Baccarco went on to write that her worries were based on educational and cultural standards and not on racism or "intolerance towards those who come from afar".
"With so many children from a different cultural background, and having a different religion to ours, how can you arrange, for example, any kind of Christmas play inspired by our Catholic faith? This is not good."
Gabriella Balbo, a teacher at the school, told The Local that most of the foreign children at the school were born in Italy and those who weren't are in the minority.
"We have always been multi-ethnic," she said.
"We do our best to welcome all children and have had to come up with strategies to maintain a good level of education and ensure all children are taken care of."
But with more pressure on teachers to respond to the varying needs, Balbo admitted that the school is in dire need of cultural and linguistic mediators.
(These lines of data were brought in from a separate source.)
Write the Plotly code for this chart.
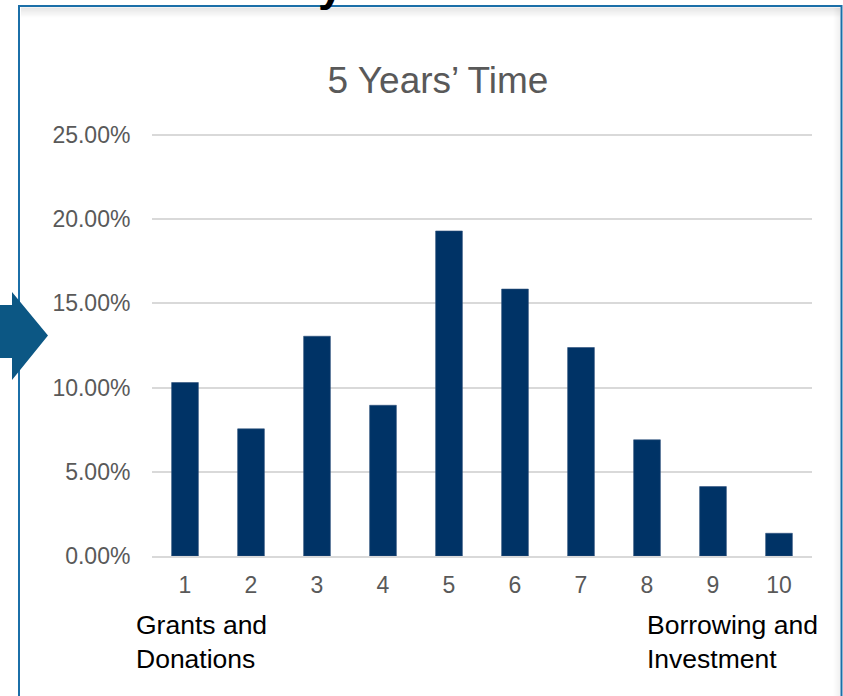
import plotly.graph_objects as go

# Share of funding by position on the scale (1 = grants/donations, 10 = borrowing/investment)
categories = [1, 2, 3, 4, 5, 6, 7, 8, 9, 10]
shares = [0.1030, 0.0755, 0.1305, 0.0895, 0.1930, 0.1585, 0.1238, 0.0690, 0.0412, 0.0135]
y_ticks = [0, 0.05, 0.10, 0.15, 0.20, 0.25]

title_text = "5 Years’ Time"
left_label = "Grants and<br>Donations"
right_label = "Borrowing and<br>Investment"

W, H = 843, 696
L, R, T, B = 152, 31, 133, 140
PW, PH = W - L - R, H - T - B
# leave a little headroom above the top gridline so it is not clipped
Y_TOP = y_ticks[-1] * PH / (PH - 2)


def px(x):
    return (x - L) / PW


def py(y):
    return (H - B - y) / PH


FONT = "Arial, Liberation Sans, sans-serif"
NAVY = "#003366"
GREY_TXT = "#595959"
GRID = "#d9d9d9"
BORDER = "#1b6fa8"
ARROW = "#0c5784"

fig = go.Figure(
    go.Bar(
        x=categories,
        y=shares,
        marker=dict(color=NAVY, line=dict(color="#2b4f7a", width=0.6)),
        width=0.405,
        hoverinfo="x+y",
    )
)

shapes = []
# soft inner shadow under the top edge and inside the right edge of the panel
for i in range(10):
    op = 0.10 * (1 - i / 10)
    shapes.append(dict(type="line", xref="paper", yref="paper",
                       x0=px(21), x1=px(840), y0=py(8 + i), y1=py(8 + i),
                       line=dict(color=f"rgba(0,0,0,{op:.3f})", width=1), layer="below"))
for i in range(7):
    op = 0.06 * (1 - i / 7)
    shapes.append(dict(type="line", xref="paper", yref="paper",
                       x0=px(840 - i), x1=px(840 - i), y0=py(8), y1=py(700),
                       line=dict(color=f"rgba(0,0,0,{op:.3f})", width=1), layer="below"))
# the top gridline, drawn explicitly since Plotly drops grid lines near the edge
shapes.append(dict(type="line", xref="paper", yref="y", x0=0, x1=1,
                   y0=y_ticks[-1], y1=y_ticks[-1],
                   line=dict(color=GRID, width=1.5), layer="below"))
# panel border
shapes.append(dict(type="rect", xref="paper", yref="paper",
                   x0=px(19), x1=px(841.5), y0=py(6), y1=py(710),
                   line=dict(color=BORDER, width=2), fillcolor="rgba(0,0,0,0)", layer="above"))
# arrow pointing into the panel
arrow_pts = [(-5, 305), (12, 305), (12, 292), (48, 335.5), (12, 380), (12, 358), (-5, 358)]
path = "M " + " L ".join(f"{px(x):.5f},{py(y):.5f}" for x, y in arrow_pts) + " Z"
shapes.append(dict(type="path", xref="paper", yref="paper", path=path,
                   fillcolor=ARROW, line=dict(color=ARROW, width=0), layer="above"))

annotations = [
    dict(text=left_label, xref="paper", yref="paper", x=px(134), y=py(641.5),
         xanchor="left", yanchor="middle", align="left", showarrow=False,
         font=dict(family=FONT, size=26.5, color="#000000")),
    dict(text=right_label, xref="paper", yref="paper", x=px(645), y=py(641.5),
         xanchor="left", yanchor="middle", align="left", showarrow=False,
         font=dict(family=FONT, size=26.5, color="#000000")),
    # tail of the heading above the panel, mostly off the page
    dict(text="<b>y</b>", xref="paper", yref="paper", x=px(331), y=py(12),
         xanchor="center", yanchor="bottom", showarrow=False,
         font=dict(family=FONT, size=46, color="#000000")),
]

fig.update_layout(
    width=W, height=H,
    margin=dict(l=L, r=R, t=T, b=B, pad=0),
    paper_bgcolor="white", plot_bgcolor="white",
    showlegend=False,
    bargap=0.6,
    title=dict(text=title_text, x=438 / W, xref="container", xanchor="center",
               y=1 - 80 / H, yref="container", yanchor="middle",
               font=dict(family=FONT, size=37, color=GREY_TXT)),
    shapes=shapes,
    annotations=annotations,
    font=dict(family=FONT, color=GREY_TXT),
)

fig.update_yaxes(
    range=[0, Y_TOP], tickvals=y_ticks, tickformat=".2%",
    showgrid=True, gridcolor=GRID, gridwidth=1.5,
    zeroline=False, showline=False,
    ticks="outside", ticklen=16, tickcolor="rgba(0,0,0,0)",
    tickfont=dict(family=FONT, size=23, color=GREY_TXT),
)
fig.update_xaxes(
    range=[0.5, 10.5], tickvals=categories, ticktext=[str(c) for c in categories],
    showgrid=False, zeroline=False,
    showline=True, linecolor=GRID, linewidth=1.5,
    ticks="outside", ticklen=8, tickcolor="rgba(0,0,0,0)",
    tickfont=dict(family=FONT, size=23, color=GREY_TXT),
)

fig.write_html("out.html")
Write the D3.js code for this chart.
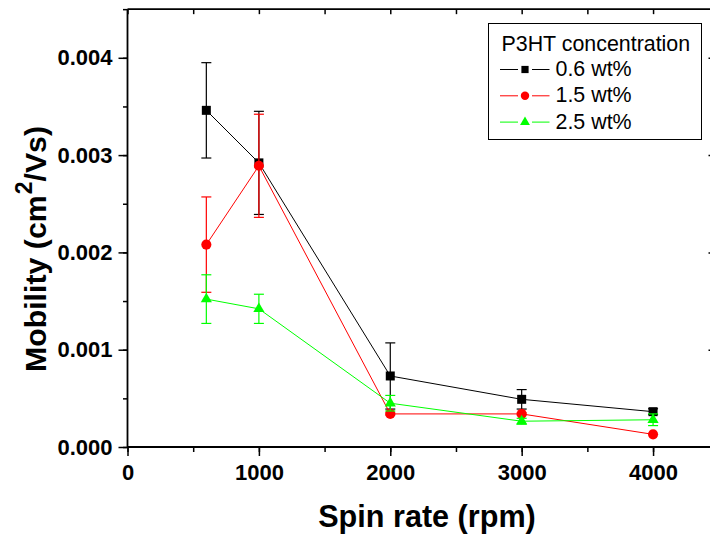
<!DOCTYPE html>
<html><head><meta charset="utf-8">
<script src="https://cdn.jsdelivr.net/npm/d3@7"></script>
<style>body{margin:0;background:#fff}svg{display:block}</style>
</head><body><svg id="c" width="710" height="538"></svg>
<script>
const spinRates = [600, 1000, 2000, 3000, 4000];
const seriesNames = ["0.6 wt%", "1.5 wt%", "2.5 wt%"];
const mob06 = [0.00346, 0.00292, 0.00073, 0.00049, 0.000363];
const err06 = [0.00049, 0.00053, 0.00034, 0.00010, 0.00003];
const mob15 = [0.00208, 0.00289, 0.00034, 0.00034, 0.00013];
const err15 = [0.00049, 0.00053, 0.00001, 0.00001, 0.0];
const mob25 = [0.00152, 0.00142, 0.00045, 0.000265, 0.00028];
const err25 = [0.00025, 0.00015, 0.00008, 0.00003, 0.00006];
const xTicks = [0, 1000, 2000, 3000, 4000];
const yTicks = [0, 0.001, 0.002, 0.003, 0.004];
const legendTitle = "P3HT concentration";

const colors = ["#000000", "#ff0000", "#00ff00"];
const symbols = [d3.symbolSquare, d3.symbolCircle, d3.symbolTriangle];
const symSizes = [81, 80, 54];
const legSizes = [52, 56, 42];
const series = [
  {name: seriesNames[0], vals: mob06, errs: err06},
  {name: seriesNames[1], vals: mob15, errs: err15},
  {name: seriesNames[2], vals: mob25, errs: err25}
];

const FONT = "'Liberation Sans', Arial, sans-serif";
const svg = d3.select("#c");
const x = d3.scaleLinear().domain([0, 4460]).range([127.5, 713.5]);
const y = d3.scaleLinear().domain([0, 0.0045]).range([447, 9.15]);

const minorX = d3.range(0, 4001, 500);
const minorY = d3.range(0, 0.00451, 0.0005);

// Left axis
const gL = svg.append("g").attr("transform", `translate(${x(0)},0)`);
gL.call(d3.axisLeft(y).tickValues(minorY).tickSize(4.5).tickFormat(""));
gL.append("g").call(d3.axisLeft(y).tickValues(yTicks).tickSize(9).tickPadding(6)
  .tickFormat(d3.format(".3f")));
// Bottom axis
const gB = svg.append("g").attr("transform", `translate(0,${y(0)})`);
gB.call(d3.axisBottom(x).tickValues(minorX).tickSize(5).tickFormat(""));
gB.append("g").call(d3.axisBottom(x).tickValues(xTicks).tickSize(9).tickPadding(8.5)
  .tickFormat(d3.format("d")));
// Top axis (inward)
svg.append("g").attr("transform", `translate(0,${y(0.0045)})`)
  .call(d3.axisTop(x).tickValues(minorX).tickSize(-5).tickFormat(""));
// Right axis (inward)
svg.append("g").attr("transform", `translate(${x(4460)},0)`)
  .call(d3.axisRight(y).tickValues(yTicks.slice(1)).tickSize(-5).tickFormat(""));

svg.selectAll(".domain").remove();
svg.selectAll(".tick line").attr("stroke", "#000").attr("stroke-width", 1.5);
svg.selectAll(".tick text").attr("font-family", FONT).attr("font-weight", "bold")
  .attr("font-size", 22).attr("fill", "#000");

// frame
const fr = svg.append("g").attr("stroke", "#000").attr("stroke-width", 1.8);
fr.append("line").attr("x1", x(0)).attr("x2", x(4460)).attr("y1", y(0)).attr("y2", y(0));
fr.append("line").attr("x1", x(0)).attr("x2", x(4460)).attr("y1", y(0.0045)).attr("y2", y(0.0045));
fr.append("line").attr("x1", x(0)).attr("x2", x(0)).attr("y1", y(0)).attr("y2", y(0.0045));
fr.append("line").attr("x1", x(4460)).attr("x2", x(4460)).attr("y1", y(0)).attr("y2", y(0.0045));

// series
const line = d3.line().x(d => x(d[0])).y(d => y(d[1]));
series.forEach((s, i) => {
  const pts = spinRates.map((r, j) => [r, s.vals[j], s.errs[j]]);
  const g = svg.append("g");
  g.append("path").datum(pts).attr("d", line).attr("fill", "none")
    .attr("stroke", colors[i]).attr("stroke-width", 1);
  const eb = g.append("g").attr("stroke", colors[i]).attr("stroke-width", 1.2);
  pts.filter(p => p[2] > 0).forEach(p => {
    const x0 = x(p[0]), yt = y(p[1] + p[2]), yb = y(p[1] - p[2]);
    eb.append("line").attr("x1", x0).attr("x2", x0).attr("y1", yt).attr("y2", yb);
    eb.append("line").attr("x1", x0 - 5).attr("x2", x0 + 5).attr("y1", yt).attr("y2", yt);
    eb.append("line").attr("x1", x0 - 5).attr("x2", x0 + 5).attr("y1", yb).attr("y2", yb);
  });
  g.selectAll("path.m").data(pts).enter().append("path").attr("class", "m")
    .attr("d", d3.symbol().type(symbols[i]).size(symSizes[i]))
    .attr("transform", d => `translate(${x(d[0])},${y(d[1])})`)
    .attr("fill", colors[i]);
});

// legend
const lg = svg.append("g");
lg.append("rect").attr("x", 488.5).attr("y", 23.5).attr("width", 213).attr("height", 116)
  .attr("fill", "#fff").attr("stroke", "#000").attr("stroke-width", 1);
lg.append("text").attr("x", 501.5).attr("y", 50.5).attr("font-family", FONT)
  .attr("font-size", 21.4).attr("fill", "#000").text(legendTitle);
series.forEach((s, i) => {
  const by = 76 + i * 26.3;
  const cy = by - 6.5;
  lg.append("line").attr("x1", 500).attr("x2", 518).attr("y1", cy).attr("y2", cy)
    .attr("stroke", colors[i]).attr("stroke-width", 1);
  lg.append("line").attr("x1", 532).attr("x2", 549.5).attr("y1", cy).attr("y2", cy)
    .attr("stroke", colors[i]).attr("stroke-width", 1);
  lg.append("path").attr("d", d3.symbol().type(symbols[i]).size(legSizes[i]))
    .attr("transform", `translate(525,${cy})`).attr("fill", colors[i]);
  lg.append("text").attr("x", 555.5).attr("y", by).attr("font-family", FONT)
    .attr("font-size", 21.4).attr("fill", "#000").text(s.name);
});

// axis titles
svg.append("text").attr("x", 427).attr("y", 527).attr("text-anchor", "middle")
  .attr("font-family", FONT).attr("font-weight", "bold").attr("font-size", 30.6)
  .attr("fill", "#000").text("Spin rate (rpm)");
const yt = svg.append("text").attr("transform", "translate(46,249) rotate(-90)")
  .attr("text-anchor", "middle").attr("font-family", FONT).attr("font-weight", "bold")
  .attr("font-size", 30.3).attr("fill", "#000");
yt.append("tspan").text("Mobility (cm");
yt.append("tspan").attr("font-size", 23).attr("dy", -14).attr("dx", 1).text("2");
yt.append("tspan").attr("dy", 14).text("/Vs)");
</script></body></html>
"The challenge is mainly bureaucratic."
Other teachers at the state school, which takes children aged three to six, reportedly support the mother, with one lamenting the linguistic challenges.
Children in Italy returned to school on Monday.
"On the first day of school a Chinese mother wanted, at all costs, to speak to us teachers about her son, who was in his first year," the teacher was quoted in Il Padova di Mattino as saying.
"The woman had only been in Padua for a short time and didn't speak a word of Italian. So we had to find another Chinese mother to translate."
Padua Mayor Massimo Bitonci, a Northern League (Lega Nord) senator, earlier this year said that crucifixes must be hung on the walls of all schools and offices across the city.
Note: Il Mattino di Padova reported the Italian child in the story as being the mother's son, when in fact it was her daughter.